What does all this have to do with the newly-electeds on the Vancouver Park Board? Everything, and more. Because it was Sarah Kirby-Yung who, after years of misery on Park Board following Vision Vancouver’s tenure, created a Park Board of reconciliation, where Commissioners were focused on the work that was to be done, in order to do themselves and the people of Vancouver, proud — by creating the best galldarn parks and recreation system to be found anywhere on the continent. Because Melissa De Genova (now about to start her second term on City Council) fought — yes, because she did fight for what is right during her tenure on Park Board, and in her first term of office on Council, because that was what was required, not because opposition and unpleasantness is fundamental to one of the kindest, most thoughtful political figures VanRamblings has ever witnessed.
Don’t believe us? Just wait to see how much good Vancouver City Council gets done on our new, halcyon post-partisan City Council of reconciliation.
Dr. Janet Fraser, recent Chairperson on Vancouver’s Board of Education set a tone of reconciliation this past year at Vancouver School Board — and woebetide the Trustee who did not accede to her instruction that interaction among Trustees should be one of economium over vituperation.
In the last term at Vancouver Park Board, although things got off to a rocky start (recovery from Vision’s tenure took awhile), by the end of the term, with Stuart Mackinnon as Board Chair, as was the case the previous year with his colleague Michael Wiebe (now, newly-elected to City Council) in the Chair, an environment of co-operation washed over Commissioners — the process begun under the tenure of Sarah Kirby-Yung, the focus on what Commissioners could do together to make Vancouver’s parks and recreation system the best of its kind on the continent, all the while protecting our beaches, waterways, the natural environment, and our urban forests.

At Park Board in the last term, as was the case the past year at Vancouver School Board, a team of rivals worked together in service of the public, in service of creating, maintaining or working towards the realization of the best public education system in the province, and the most welcoming and accessible to everyone parks and recreation system anywhere in the world.

Park Board | Electeds | 2018 Vancouver civic election

Take a gander at who you elected to Vancouver Park Board on Saturday.

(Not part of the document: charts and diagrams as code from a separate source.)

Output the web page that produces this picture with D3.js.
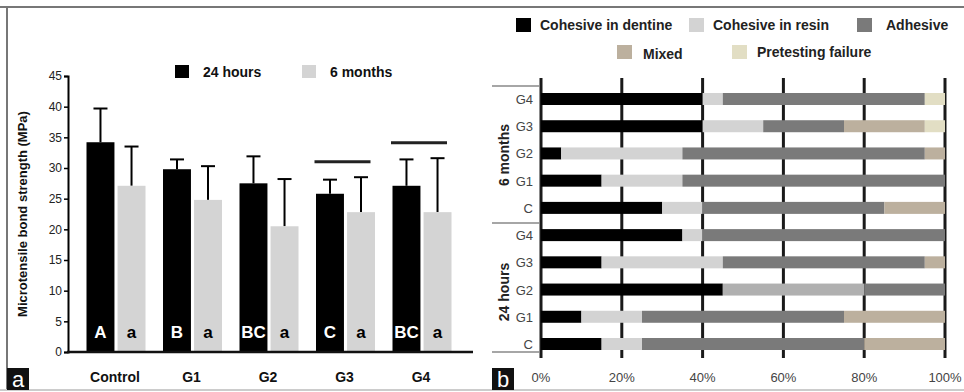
<!DOCTYPE html>
<html>
<head>
<meta charset="utf-8">
<script src="https://cdn.jsdelivr.net/npm/d3@7"></script>
<style>
  body { margin: 0; background: #fff; }
  svg { display: block; font-family: "Liberation Sans", Arial, sans-serif; }
</style>
</head>
<body>
<div id="chart"></div>
<script>
// panel a data
const groups = ["Control", "G1", "G2", "G3", "G4"];
const series = ["24 hours", "6 months"];
const mean24h = [34.2, 29.8, 27.5, 25.8, 27.1];
const sd24h = [5.5, 1.6, 4.4, 2.3, 4.3];
const mean6m = [27.1, 24.8, 20.5, 22.8, 22.8];
const sd6m = [6.4, 5.5, 7.7, 5.7, 8.8];
const letters24h = ["A", "B", "BC", "C", "BC"];
const letters6m = ["a", "a", "a", "a", "a"];
const yTicks = [0, 5, 10, 15, 20, 25, 30, 35, 40, 45];
// horizontal bars above G3 and G4
const barLineGroups = ["G3", "G4"];
const barLineValues = [31.0, 34.1];

// panel b data (percent of failures)
const modes = ["Cohesive in dentine", "Cohesive in resin", "Adhesive", "Mixed", "Pretesting failure"];
const rows = ["6m-G4", "6m-G3", "6m-G2", "6m-G1", "6m-C", "24h-G4", "24h-G3", "24h-G2", "24h-G1", "24h-C"];
const rowLabels = ["G4", "G3", "G2", "G1", "C", "G4", "G3", "G2", "G1", "C"];
const dentine = [40, 40, 5, 15, 30, 35, 15, 45, 10, 15];
const resin = [5, 15, 30, 20, 10, 5, 30, 35, 15, 10];
const adhesive = [50, 20, 60, 65, 45, 60, 50, 20, 50, 55];
const mixed = [0, 20, 5, 0, 15, 0, 5, 0, 25, 20];
const pretest = [5, 5, 0, 0, 0, 0, 0, 0, 0, 0];
const pctTicks = [0, 20, 40, 60, 80, 100];

const W = 964, H = 392;
const svg = d3.select("#chart").append("svg").attr("width", W).attr("height", H);

// frame
svg.append("line").attr("x1", 0).attr("x2", W).attr("y1", 7).attr("y2", 7)
  .attr("stroke", "#777").attr("stroke-width", 2);
svg.append("line").attr("x1", 7).attr("x2", 7).attr("y1", 7).attr("y2", 390)
  .attr("stroke", "#777").attr("stroke-width", 2);
svg.append("line").attr("x1", 0).attr("x2", W).attr("y1", 390).attr("y2", 390)
  .attr("stroke", "#ccc").attr("stroke-width", 2);

// ---------- panel a ----------
const y = d3.scaleLinear().domain([0, 45]).range([352, 76]);
const x0 = d3.scaleBand().domain(groups).range([77.75, 460.25]);
const x1 = d3.scaleBand().domain(series).range([-29.5, 29.5]).paddingInner(0.1);
const barColor = { "24 hours": "#000", "6 months": "#d4d4d4" };

const yAxis = svg.append("g").attr("transform", "translate(68,0)")
  .call(d3.axisLeft(y).tickValues(yTicks).tickSize(4).tickPadding(2));
yAxis.select(".domain").attr("stroke-width", 2);
yAxis.selectAll(".tick line").attr("stroke-width", 1.5);
yAxis.selectAll("text").attr("font-size", 12).attr("fill", "#222")
  .attr("font-family", "Liberation Sans, Arial, sans-serif");

const barData = [];
groups.forEach((g, i) => {
  barData.push({ g, s: "24 hours", v: mean24h[i], sd: sd24h[i], l: letters24h[i] });
  barData.push({ g, s: "6 months", v: mean6m[i], sd: sd6m[i], l: letters6m[i] });
});
const groupMid = g => x0(g) + x0.bandwidth() / 2;
const bx = d => groupMid(d.g) + x1(d.s);
const mid = d => bx(d) + x1.bandwidth() / 2;

// error bars (upper only)
svg.selectAll("line.err").data(barData).enter().append("line")
  .attr("x1", mid).attr("x2", mid)
  .attr("y1", d => y(d.v)).attr("y2", d => y(d.v + d.sd))
  .attr("stroke", "#000").attr("stroke-width", 2);
svg.selectAll("line.cap").data(barData).enter().append("line")
  .attr("x1", d => mid(d) - 7).attr("x2", d => mid(d) + 7)
  .attr("y1", d => y(d.v + d.sd)).attr("y2", d => y(d.v + d.sd))
  .attr("stroke", "#000").attr("stroke-width", 2);

svg.selectAll("rect.bar").data(barData).enter().append("rect")
  .attr("x", bx).attr("y", d => y(d.v))
  .attr("width", x1.bandwidth()).attr("height", d => y(0) - y(d.v))
  .attr("fill", d => barColor[d.s]);

svg.selectAll("text.let").data(barData).enter().append("text")
  .attr("x", mid).attr("y", 338)
  .attr("text-anchor", "middle").attr("font-size", 17).attr("font-weight", "bold")
  .attr("fill", d => d.s === "24 hours" ? "#fff" : "#000")
  .text(d => d.l);

// significance lines
barLineGroups.forEach((g, i) => {
  svg.append("line")
    .attr("x1", groupMid(g) - 31).attr("x2", groupMid(g) + 25)
    .attr("y1", y(barLineValues[i])).attr("y2", y(barLineValues[i]))
    .attr("stroke", "#222").attr("stroke-width", 3);
});

// x axis
svg.append("line").attr("x1", 67).attr("x2", 473).attr("y1", y(0)).attr("y2", y(0))
  .attr("stroke", "#111").attr("stroke-width", 2.5);
svg.selectAll("text.cat").data(groups).enter().append("text")
  .attr("x", d => groupMid(d) - 1).attr("y", 382)
  .attr("text-anchor", "middle").attr("font-size", 14).attr("font-weight", "bold")
  .attr("fill", "#111").text(d => d);

svg.append("text").attr("transform", "translate(27,214) rotate(-90)")
  .attr("text-anchor", "middle").attr("font-size", 13).attr("font-weight", "bold")
  .attr("fill", "#111").text("Microtensile bond strength (MPa)");

// legend a
const legA = [[175, "24 hours"], [302, "6 months"]];
legA.forEach(([lx, s]) => {
  svg.append("rect").attr("x", lx).attr("y", 65).attr("width", 14).attr("height", 13).attr("fill", barColor[s]);
  svg.append("text").attr("x", lx + 28).attr("y", 77).attr("font-size", 14)
    .attr("font-weight", "bold").attr("fill", "#111").text(s);
});

// ---------- panel b ----------
const xp = d3.scaleLinear().domain([0, 100]).range([541, 945]);
const yp = d3.scalePoint().domain(rows).range([99, 344]);
const modeColor = ["#000", "#d3d3d3", "#7a7a7a", "#bcb09e", "#e2dec4"];
const values = [dentine, resin, adhesive, mixed, pretest];

// grid lines drawn first, bars cover them
svg.selectAll("line.grid").data(pctTicks).enter().append("line")
  .attr("x1", d => xp(d)).attr("x2", d => xp(d)).attr("y1", 78).attr("y2", 358)
  .attr("stroke", "#1a1a1a").attr("stroke-width", 3);

const segs = [];
rows.forEach((r, i) => {
  let acc = 0;
  modes.forEach((m, k) => {
    const v = values[k][i];
    if (v > 0) {
      let col = modeColor[k];
      if (r === "24h-G2" && k === 1) col = "#b0b0b0";
      segs.push({ r, a: acc, b: acc + v, col });
    }
    acc += v;
  });
});
svg.selectAll("rect.seg").data(segs).enter().append("rect")
  .attr("x", d => xp(d.a)).attr("width", d => xp(d.b) - xp(d.a))
  .attr("y", d => yp(d.r) - 6).attr("height", 12)
  .attr("fill", d => d.col);

svg.selectAll("text.row").data(rows).enter().append("text")
  .attr("x", 533).attr("y", d => yp(d) + 5).attr("text-anchor", "end")
  .attr("font-size", 13).attr("fill", "#444")
  .text((d, i) => rowLabels[i]);

[86, 223, 352].forEach(ly => {
  svg.append("line").attr("x1", 492).attr("x2", 540).attr("y1", ly).attr("y2", ly)
    .attr("stroke", "#888").attr("stroke-width", 1.5);
});
svg.append("text").attr("transform", "translate(509,155) rotate(-90)")
  .attr("text-anchor", "middle").attr("font-size", 14).attr("font-weight", "bold")
  .attr("fill", "#222").text("6 months");
svg.append("text").attr("transform", "translate(509,292) rotate(-90)")
  .attr("text-anchor", "middle").attr("font-size", 14).attr("font-weight", "bold")
  .attr("fill", "#222").text("24 hours");

svg.selectAll("text.pct").data(pctTicks).enter().append("text")
  .attr("x", d => xp(d)).attr("y", 382).attr("text-anchor", "middle")
  .attr("font-size", 13).attr("fill", "#444").text(d => d + "%");

// legend b
const legB = [[516, 18, 0], [689, 18, 1], [857, 18, 2], [617, 45, 3], [732, 45, 4]];
const legTextX = [540, 713, 886, 643, 757];
legB.forEach(([lx, ly, k], i) => {
  svg.append("rect").attr("x", lx).attr("y", ly).attr("width", 15).attr("height", 14).attr("fill", modeColor[k]);
  svg.append("text").attr("x", legTextX[i]).attr("y", ly + (k === 3 ? 14 : 12)).attr("font-size", 14)
    .attr("font-weight", "bold").attr("fill", "#222").text(modes[k]);
});

// panel letters
[[7, "a"], [492, "b"]].forEach(([lx, t]) => {
  svg.append("rect").attr("x", lx).attr("y", 368).attr("width", 22).attr("height", 22).attr("fill", "#111");
  svg.append("text").attr("x", lx + 11).attr("y", 387).attr("text-anchor", "middle")
    .attr("font-size", 22).attr("fill", "#fff").text(t);
});
</script>
</body>
</html>
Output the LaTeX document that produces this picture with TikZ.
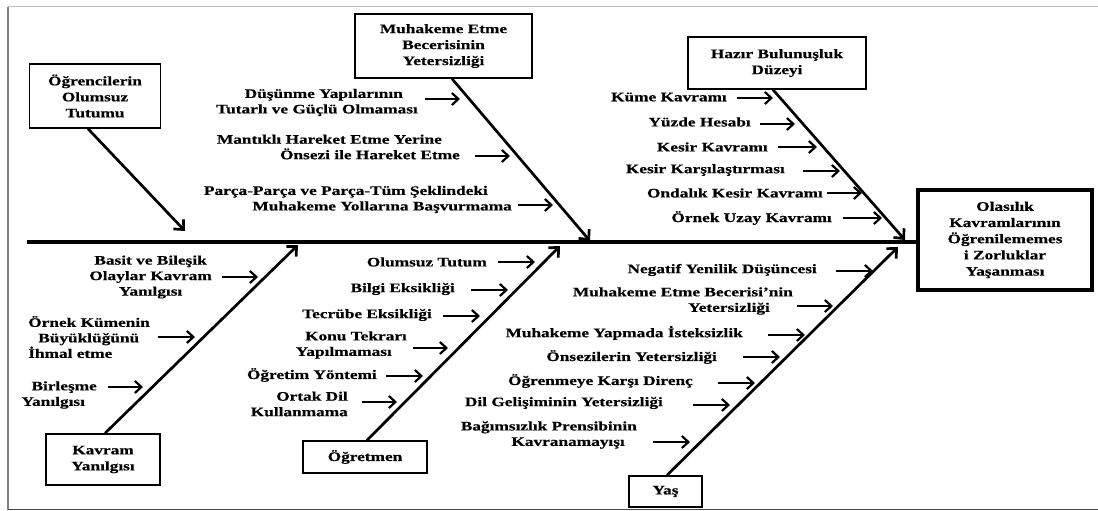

Stuart Mackinnon, who always comes out on the side of the issues that: protect our environment, the sustainability of our parks and beaches, the viability of our community centres — among a host of others issues — all the while emerging as Park Board’s most compelling & articulate speaker of heart and conscience, perhaps the best off the cuff orator around the Park Board table we’ve ever heard, quiet, authoritative, unassuming and bereft of ego, who marshalls his arguments in such a fashion as to make them unassailable, and in this new term working with his newly-elected Green colleagues, Dave Demers and Camil Dumont, hold much promise for the stewardship for Vancouver’s parks & recreation system;

John Coupar and Tricia Barker, the former who loves Park Board, and lives, eats and breathes the life of the natural environment in our city, and his newly-elected colleague, Tricia Barker (both of whom VanRamblings heartily endorsed), who believes as her colleague John Coupar does, in slow, responsible and well-considered incremental change, and a re-commitment to building a new, replacing, or renewing a community centre every term, and who believes in sustainability as a core value and in preservation of our natural environment;

And then there’s Gwen Giesbrecht, far and away our favourite new elected at Park Board, her fellow Commissioners about to see why.

Perhaps more than any other “newcomer” to the Board, Gwen Giesbrecht, along with her newly-elected COPE colleague, Dr. John Irwin, not only has a handle on the issues, both have a well thought out philosophy of governance and activism that serves all of our interests. As Gwen says …

  • Building neighbourhood pools, which were closed by the seemingly anti-park Vision Vancouver majority Park Board (always under the thumb of then City Manager, Dr. Penny Ballem) is a top priority for her;

  • Renewing our community centres, many of which are ten years past due renovation, or replacement, while also ensuring the proper funding of our community centre programmes, of such value to the community;
  • Fighting against the 12-foot wide asphalt bike path through Kitsilano Beach, through the basketball court, and the children’s play area that HUB, for years, and Vision Vancouver have tried to shove down the throats of residents;

  • Resisting Vision Vancouver’s VanSplash initiative that would close Lord Byng and Templeton pools, replaced by a gigantic, multi-million dollar destination Olympic competition pool in the midst of a Kitsilano neighbourhood, all the while destroying scarce green space, which is to say Connaught Park to the west of the Kits Community Centre, which would come down, as would the hockey rink attached to the Kits Community, VanSplash all in favour of an environmentally irresponsible Olympic competition pool paid for out of your dollars, but meant to be inaccessible to the public for large portions of the year.

And those are just some of the issues that the new Park Board will face.
Make no mistake, it is the newly-elected members of Vancouver Park Board who will set the stage and the table for tone and style in civic body governance in this next term, as will be the case should Dr. Janet Fraser be elected by her Trustee colleagues to another term as Chairperson, and as will be the case at Vancouver City Council if the cynics, the media and academic ne’er-do-wells give our new Council an opportunity to show their stuff, to let the people of Vancouver know that finally, finally, finally after all these past years of miserable civic governance at Vancouver City Hall, School Board and Park Board, hope for a better day is on the near horizon.